Aside from the name, we also now know that AMD intend to launch these GPUs in mobile applications too. That doesn’t necessarily denote exclusively laptop application, however. No specific RX 580 mobile chips were created, despite them appearing in gaming laptops, and the ‘X’ suffix doesn’t exactly scream mobile. There’s also the fact that there are supposedly two RX 560 SKUs to launch, which could imply a variation specifically for mobile use.
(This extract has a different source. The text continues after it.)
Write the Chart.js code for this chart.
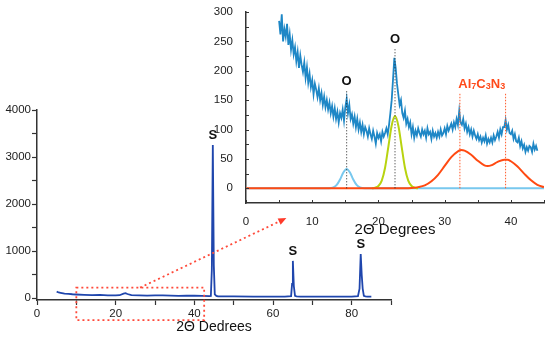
<!DOCTYPE html>
<html lang="en">
<head>
<meta charset="UTF-8">
<title>XRD pattern</title>
<script src="https://cdn.jsdelivr.net/npm/chart.js"></script>
<style>
    body { margin: 0; background: #fff; }
    .wrap { position: relative; width: 550px; height: 337px; overflow: hidden; }
    #mainChart { position: absolute; left: 0; top: 0; }
    #insetChart { position: absolute; left: 200px; top: 0; }
</style>
</head>
<body>
<div class="wrap">
    <canvas id="mainChart" width="550" height="337"></canvas>
    <canvas id="insetChart" width="350" height="240"></canvas>
</div>
<script>
// full pattern (2-theta, counts)
var mainAngle = [5, 5.5, 6, 7, 8, 9, 10, 12, 14, 16, 18, 20, 21, 22, 22.5, 23, 24, 26, 28, 30, 32, 34, 36, 38, 40, 42,
    43.8, 44.2, 44.45, 44.7, 44.95, 45.2, 45.6, 46, 48, 50, 55, 60, 63,
    64.6, 64.85, 65.05, 65.3, 65.6, 66, 67, 70, 75, 80,
    81.6, 82.0, 82.3, 82.55, 82.8, 83.1, 83.5, 84, 85];
var mainCounts = [135, 118, 110, 95, 88, 80, 75, 68, 62, 65, 55, 55, 60, 95, 105, 85, 60, 55, 50, 55, 55, 50, 45, 50, 48, 45,
    40, 45, 600, 3255, 700, 80, 45, 38, 35, 35, 30, 30, 30,
    40, 300, 790, 250, 45, 35, 30, 30, 30, 30,
    40, 200, 935, 500, 200, 45, 35, 30, 30];
var mainXTicks = [0, 10, 20, 30, 40, 50, 60, 70, 80, 90];
var mainXLabels = [0, 20, 40, 60, 80];
var mainYTicks = [0, 500, 1000, 1500, 2000, 2500, 3000, 3500, 4000];
var mainYLabels = [0, 1000, 2000, 3000, 4000];
var sPeakAngle = [44.7, 65.05, 82.3];
var sPeakCounts = [3255, 790, 935];
// zoom box and arrow, in main chart units
var boxAngle = [10, 42.5];
var boxCounts = [-470, 220];
var arrowAngle = [26.2, 63.4];
var arrowCounts = [220, 1700];

// inset: low angle region, step 0.2 from 5
var insetStart = 5, insetStep = 0.2;
var insetCounts = [
    285, 262, 296, 250, 271, 258, 280, 244, 262, 236,
    252, 228, 240, 216, 232, 205, 226, 210, 198, 214,
    188, 206, 180, 195, 172, 184, 160, 178, 168, 155,
    170, 150, 162, 142, 156, 138, 150, 134, 146, 128,
    140, 122, 136, 118, 130, 112, 128, 120, 134, 115,
    138, 152, 128, 142, 118, 126, 110, 122, 104, 118,
    100, 112, 96, 108, 92, 104, 98, 88, 102, 92,
    84, 98, 88, 76, 94, 86, 92, 80, 96, 88,
    94, 102, 92, 108, 128, 150, 185, 222, 205, 178,
    160, 142, 150, 128, 120, 132, 110, 118, 104, 112,
    92, 104, 86, 98, 90, 102, 94, 88, 100, 92,
    98, 86, 102, 92, 96, 84, 98, 88, 94, 86,
    96, 88, 100, 90, 94, 102, 92, 106, 98, 104,
    110, 100, 112, 104, 118, 108, 132, 112, 108, 118,
    102, 110, 96, 104, 92, 100, 88, 98, 90, 84,
    92, 82, 88, 78, 86, 80, 90, 76, 84, 78,
    86, 78, 90, 82, 88, 96, 86, 100, 92, 104,
    104, 116, 100, 108, 94, 92, 98, 84, 92, 80,
    78, 86, 72, 80, 68, 74, 62, 70, 64, 72,
    70, 62, 76, 66, 72, 64];
var fitBlueX = [0, 12.5, 13.2, 13.7, 14.2, 14.7, 15.2, 15.7, 16.2, 16.7, 17.2, 17.9, 45];
var fitBlueY = [0, 0, 1.5, 5.7, 15, 27, 33, 27, 15, 5.7, 1.5, 0, 0];
var fitGreenX = [19, 19.5, 20, 20.5, 21, 21.5, 22, 22.5, 23, 23.5, 24, 24.5, 25, 25.5, 26];
var fitGreenY = [0, 1, 4, 13, 35, 71, 107, 123, 107, 71, 35, 13, 4, 1, 0];
var fitOrangeX = [0, 24, 25, 26, 27, 28, 29, 30, 31, 32, 32.5, 33, 34, 35, 36, 36.5, 37, 38, 39, 39.5, 40, 41, 42, 43, 44, 45];
var fitOrangeY = [0, 0, 0.5, 2, 5, 12, 23, 38, 53, 63, 65, 64, 57, 47, 39, 38, 39, 45, 48.5, 48.5, 46, 37, 25, 14, 6, 2];
var oPeakAngle = [15.2, 22.5];
var oLineTop = [166, 237];
var alPeakAngle = [32.3, 39.2];
var alLineTop = [161, 161];
var alLabelAngle = 35.6, alLabelCounts = 180;
var insetXTicks = [0, 5, 10, 15, 20, 25, 30, 35, 40, 45];
var insetXLabels = [0, 10, 20, 30, 40];
var insetYTicks = [0, 25, 50, 75, 100, 125, 150, 175, 200, 225, 250, 275, 300];
var insetYLabels = [0, 50, 100, 150, 200, 250, 300];

var FONT = '"Liberation Sans", Arial, sans-serif';

function pairs(xs, ys) {
    return xs.map(function (x, i) { return { x: x, y: ys[i] }; });
}

var mainExtras = {
    id: 'mainExtras',
    afterDraw: function (chart) {
        var ctx = chart.ctx, xs = chart.scales.x, ys = chart.scales.y;
        ctx.save();
        ctx.font = 'bold 13px ' + FONT;
        ctx.fillStyle = '#111';
        ctx.textAlign = 'center';
        ctx.textBaseline = 'bottom';
        for (var i = 0; i < sPeakAngle.length; i++) {
            ctx.fillText('S', xs.getPixelForValue(sPeakAngle[i]), ys.getPixelForValue(sPeakCounts[i]) - 3);
        }
        // dotted zoom box
        ctx.strokeStyle = '#ff4a3a';
        ctx.lineWidth = 1.8;
        ctx.setLineDash([2, 3]);
        var bx0 = xs.getPixelForValue(boxAngle[0]), bx1 = xs.getPixelForValue(boxAngle[1]);
        var by0 = ys.getPixelForValue(boxCounts[1]), by1 = ys.getPixelForValue(boxCounts[0]);
        ctx.strokeRect(bx0, by0, bx1 - bx0, by1 - by0);
        // dotted arrow to the inset
        var ax0 = xs.getPixelForValue(arrowAngle[0]), ay0 = ys.getPixelForValue(arrowCounts[0]);
        var ax1 = xs.getPixelForValue(arrowAngle[1]), ay1 = ys.getPixelForValue(arrowCounts[1]);
        var ang = Math.atan2(ay1 - ay0, ax1 - ax0);
        ctx.beginPath();
        ctx.moveTo(ax0, ay0);
        ctx.lineTo(ax1 - 6 * Math.cos(ang), ay1 - 6 * Math.sin(ang));
        ctx.stroke();
        ctx.setLineDash([]);
        ctx.fillStyle = '#ff3a2a';
        ctx.beginPath();
        ctx.moveTo(ax1, ay1);
        ctx.lineTo(ax1 - 8 * Math.cos(ang) + 3.5 * Math.sin(ang), ay1 - 8 * Math.sin(ang) - 3.5 * Math.cos(ang));
        ctx.lineTo(ax1 - 8 * Math.cos(ang) - 3.5 * Math.sin(ang), ay1 - 8 * Math.sin(ang) + 3.5 * Math.cos(ang));
        ctx.closePath();
        ctx.fill();
        ctx.restore();
    }
};

var insetExtras = {
    id: 'insetExtras',
    afterDraw: function (chart) {
        var ctx = chart.ctx, xs = chart.scales.x, ys = chart.scales.y, area = chart.chartArea;
        ctx.save();
        // inward ticks
        ctx.strokeStyle = '#333';
        ctx.lineWidth = 1;
        ctx.beginPath();
        xs.ticks.forEach(function (t) {
            var p = Math.round(xs.getPixelForValue(t.value)) + 0.5;
            ctx.moveTo(p, area.bottom);
            ctx.lineTo(p, area.bottom - 3);
        });
        ys.ticks.forEach(function (t) {
            var p = Math.round(ys.getPixelForValue(t.value)) + 0.5;
            ctx.moveTo(area.left, p);
            ctx.lineTo(area.left + 3, p);
        });
        ctx.stroke();
        // O labels
        ctx.font = 'bold 13px ' + FONT;
        ctx.fillStyle = '#111';
        ctx.textAlign = 'center';
        ctx.textBaseline = 'bottom';
        for (var i = 0; i < oPeakAngle.length; i++) {
            ctx.fillText('O', xs.getPixelForValue(oPeakAngle[i]), ys.getPixelForValue(oLineTop[i]) - 3);
        }
        // Al7C3N3 label
        var parts = [['Al', 13], ['7', 9], ['C', 13], ['3', 9], ['N', 13], ['3', 9]];
        var total = 0;
        parts.forEach(function (p) {
            ctx.font = 'bold ' + p[1] + 'px ' + FONT;
            total += ctx.measureText(p[0]).width;
        });
        var cx = xs.getPixelForValue(alLabelAngle) - total / 2;
        var by = ys.getPixelForValue(alLabelCounts) + 5;
        ctx.fillStyle = '#ff4a1a';
        ctx.textAlign = 'left';
        ctx.textBaseline = 'alphabetic';
        parts.forEach(function (p) {
            ctx.font = 'bold ' + p[1] + 'px ' + FONT;
            ctx.fillText(p[0], cx, p[1] < 13 ? by + 1 : by);
            cx += ctx.measureText(p[0]).width;
        });
        ctx.restore();
    }
};

var mainData = pairs(mainAngle, mainCounts);

new Chart(document.getElementById('mainChart'), {
    type: 'line',
    data: {
        datasets: [{
            data: mainData,
            borderColor: '#1f46ad',
            borderWidth: 1.8,
            pointRadius: 0,
            tension: 0
        }]
    },
    options: {
        responsive: false,
        animation: false,
        devicePixelRatio: 1,
        layout: { padding: { left: 0, top: 110, right: 159, bottom: 0 } },
        plugins: { legend: { display: false }, tooltip: { enabled: false } },
        scales: {
            x: {
                type: 'linear', min: 0, max: 90,
                afterBuildTicks: function (s) { s.ticks = mainXTicks.map(function (v) { return { value: v }; }); },
                afterFit: function (s) { s.height = 37; },
                grid: { drawOnChartArea: false, color: '#333', tickLength: 5, tickWidth: 1.2 },
                border: { color: '#333', width: 1.5 },
                ticks: {
                    autoSkip: false, maxRotation: 0, padding: 2, color: '#222',
                    font: { size: 11.5, family: FONT },
                    callback: function (v) { return mainXLabels.indexOf(v) >= 0 ? v : ''; }
                },
                title: { display: true, text: '2Θ Dedrees', color: '#111', font: { size: 14, family: FONT }, padding: { top: 0, bottom: 1 } }
            },
            y: {
                type: 'linear', min: -42, max: 4000,
                afterBuildTicks: function (s) { s.ticks = mainYTicks.map(function (v) { return { value: v }; }); },
                afterFit: function (s) { s.width = 37; },
                grid: { drawOnChartArea: false, color: '#333', tickLength: 5, tickWidth: 1.2 },
                border: { color: '#333', width: 1.5 },
                ticks: {
                    autoSkip: false, padding: 1, color: '#222',
                    font: { size: 11.5, family: FONT },
                    callback: function (v) { return mainYLabels.indexOf(v) >= 0 ? v : ''; }
                }
            }
        }
    },
    plugins: [mainExtras]
});

var insetData = insetCounts.map(function (c, i) {
    return { x: insetStart + i * insetStep, y: c };
});

var dotted = [];
oPeakAngle.forEach(function (a, i) {
    dotted.push({ data: [{ x: a, y: 0 }, { x: a, y: oLineTop[i] }], borderColor: '#222', borderWidth: 1, borderDash: [1, 2], pointRadius: 0 });
});
alPeakAngle.forEach(function (a, i) {
    dotted.push({ data: [{ x: a, y: 0 }, { x: a, y: alLineTop[i] }], borderColor: '#ff5a2a', borderWidth: 1, borderDash: [1.5, 1.5], pointRadius: 0 });
});

new Chart(document.getElementById('insetChart'), {
    type: 'line',
    data: {
        datasets: dotted.concat([
            { data: insetData, borderColor: '#1e87c6', borderWidth: 1.8, pointRadius: 0, tension: 0 },
            { data: pairs(fitOrangeX, fitOrangeY), borderColor: '#ff4a12', borderWidth: 2, pointRadius: 0, cubicInterpolationMode: 'monotone' },
            { data: pairs(fitGreenX, fitGreenY), borderColor: '#b8d30f', borderWidth: 2, pointRadius: 0, cubicInterpolationMode: 'monotone' },
            { data: pairs(fitBlueX, fitBlueY), borderColor: '#78c8ee', borderWidth: 2, pointRadius: 0, cubicInterpolationMode: 'monotone' }
        ])
    },
    options: {
        responsive: false,
        animation: false,
        devicePixelRatio: 1,
        layout: { padding: { left: 0, top: 12, right: 6, bottom: 0 } },
        plugins: { legend: { display: false }, tooltip: { enabled: false } },
        scales: {
            x: {
                type: 'linear', min: 0, max: 45,
                afterBuildTicks: function (s) { s.ticks = insetXTicks.map(function (v) { return { value: v }; }); },
                afterFit: function (s) { s.height = 37; },
                grid: { display: false },
                border: { color: '#333', width: 1.5 },
                ticks: {
                    autoSkip: false, maxRotation: 0, padding: 4, color: '#222',
                    font: { size: 11.5, family: FONT },
                    callback: function (v) { return insetXLabels.indexOf(v) >= 0 ? v : ''; }
                },
                title: { display: true, text: '2Θ Degrees', color: '#111', font: { size: 15, family: FONT }, padding: { top: 0, bottom: 1 } }
            },
            y: {
                type: 'linear', min: -25, max: 300,
                afterBuildTicks: function (s) { s.ticks = insetYTicks.map(function (v) { return { value: v }; }); },
                afterFit: function (s) { s.width = 46; },
                grid: { display: false },
                border: { color: '#333', width: 1.5 },
                ticks: {
                    autoSkip: false, padding: 5, color: '#222',
                    font: { size: 11.5, family: FONT },
                    callback: function (v) { return insetYLabels.indexOf(v) >= 0 ? v : ''; }
                }
            }
        }
    },
    plugins: [insetExtras]
});
</script>
</body>
</html>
AMD have evidently been at GPU production capacity, and their rather slim mobile market share seems like an odd investment of precious silicon. A higher-priced unit in the desperate desktop market makes greater fiscal sense.

AMD RX 480

Original story April 9, 2018: AMD were surely not going to stay silent on 2018 graphics cards for long, and now we’ve got an idea what those are going to be. In the last few days AMD have put live placeholders on the main site for Radeon RX 500X series of graphics cards.

An eagle-eyed Reddit user spotted five placeholder pages on AMD’s website, these include: the RX 580X, RX 570X, RX 560X / RX 560X (likely two memory SKUs), and RX 550X. Currently these pages offer very little information beyond the name – or to put it bluntly they are entirely blank – but we can still infer some details from the name alone.

The first Polaris graphics cards that team red launched were back in June 2016. These 400 series cards utilised RX 4xx codenames, while their refreshed counterparts, launched nearly ten months later, followed the RX 5xx nomenclature. These new cards don’t follow the same trend, and this likely scuppers any grandiose ideas for massive upgrades over the 500 series graphics cards.

A 12nm refreshed lineup was a popular theory for AMD’s mainstream launch plans in 2018. The new process from GlobalFoundries improves on the 14nm lithography used within the first-generation of Ryzen CPUs and 400 and 500 series graphics cards. AMD’s Ryzen 2 processors are the first products from team red to make the most of the new process and are set to launch later this month. These processors will be launching under the 2000-series nomenclature. You see the problem here?

AMD Radeon RX 580

It’s not unlike naming conventions to be a little inconsistent, but the 600-series naming convention could be an easy homerun for AMD’s marketing. Even the slightest bump in clockspeed, such as the one between the 400 and 500 series cards, was enough to warrant an entire generational change. It seems this convention was avoided for good reason.

So what does that mean for AMD’s RX 500X series graphics cards? Well, AMD could be mixing up their marketing – naming schemes aren’t set in stone after all – and that could mean any combination of speedier clockspeeds and memory. Any architectural changes are massively unlikely, although we have seen Vega 11, Vega 12, and Vega 20 codenames surface on more than one occasion.

Speculation of GDDR5X also seems irrational. Reports late last year indicated a worryingly short supply of GDDR5X led to the creation of the GTX 1070 Ti. Since memory shortages have seemingly far from improved since that time, it seems unlikely that AMD would be striking deals for this memory tech on the eve of GDDR6.

Polaris 10 GPU

Previous ‘X’ suffix iteration cards, such as the R9 390X, offered tangible performance increases over the standard fare. In theory, increasing the quantity of Compute Units (CUs) could increase Polaris performance similarly with the 500X series over the current 500-series cards.

There were rumours, back when the 400 series Polaris parts first launched, that a 40CU GPU was in the works – or at least viable. The ‘RX 490’ graphics card with this high-end GPU part never came to pass, but a 40CU Polaris chip did eventually make its way into Microsoft’s Xbox One X. Not saying console gamers stole a graphics card from PC gamers, but…. Either way, it’s an interesting tidbit, and proves a higher CU chip is indeed possible.

If a similar launch cadence were to be followed as the past two years, then we can expect to see AMD’s RX 500X series graphics cards arrive sometime around June.

It’s not much to go on, and unfortunately the proof of the pudding is in the eating. AMD have been determined to maintain momentum across their entire product stack, and this seems like the logical conclusion to the argument that AMD have to release something in consumer graphics during 2018 – it will help keep their investors happy, at least.